Problem
Some R packages provide generic functions e.g. for training models, calculating distances, etc., where one model out of a set of various possible models has to be chosen as a parameter of the function.
Issues:
- Documenting the possible entries is not easy, because a single model description already contains a lot of information. When many models must be described in help, the help page of the function becomes too large (in particular the parameter description part).
- The model description itself should be structured.
Existing solutions
How is this problem solved by different popular packages?
caret
train method
method: a string specifying which classification or regression model to use. Possible values are found using ‘names(getModelInfo())’. See <URL: http://topepo.github.io/caret/bytag.html>. A list of functions can also be passed for a custom model function. See <URL: http://topepo.github.io/caret/custom_models.html> for details.
preProcess: a string vector that defines a pre-processing of the predictor data. Current possibilities are "BoxCox", "YeoJohnson", "expoTrans", "center", "scale", "range", "knnImpute", "bagImpute", "medianImpute", "pca", "ica" and "spatialSign". The default is no pre-processing. See ‘preProcess’ and ‘trainControl’ on the procedures and how to adjust them. Pre-processing code is only designed to work when ‘x’ is a simple matrix or data frame.
getModelInfo shows infos about models and packages that are accessible via ‘train’
Usage: modelLookup(model = NULL) checkInstall(pkg) getModelInfo(model = NULL, regex = TRUE, ...) ‘modelLookup’ is good for getting information related to the tuning parameters for a model. ‘getModelInfo’ will return all the functions and metadata associated with a model. Both of these functions will only search within the models bundled in this package.
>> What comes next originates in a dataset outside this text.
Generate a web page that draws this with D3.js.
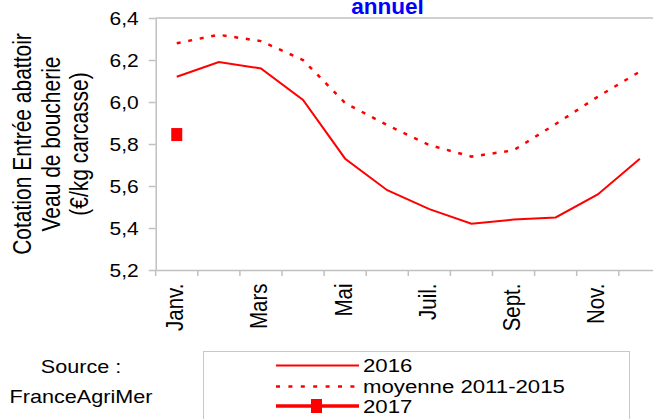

Value: ‘modelLookup’ produces a data frame with columns model: a character string for the model code parameter : the tuning parameter name label : a tuning parameter label (used in plots) forReg : a logical; can the model be used for regression? forClass : a logical; can the model be used for classification? probModel : a logical; does the model produce class probabilities? ‘getModelInfo’ returns a list containing one or more lists of the standard model information.
Returned info from getModelInfo is a rather cryptic list.
preProcess is a function which has it's own different method types. The methods are explained in the details section of the perProcess help page.
trainControl is also a function, where different possible values for methods are listed, but not explained. Only hints which methods should be used under which circumstances.
proxy
# summary of available distance measures summary(pr_DB) # particular info about one distance measure pr_DB$get_entry("Jaccard")
dtw
# directly print stepPattern (it's a class) print(symmetric2)
arules
object of class APparameter or named list.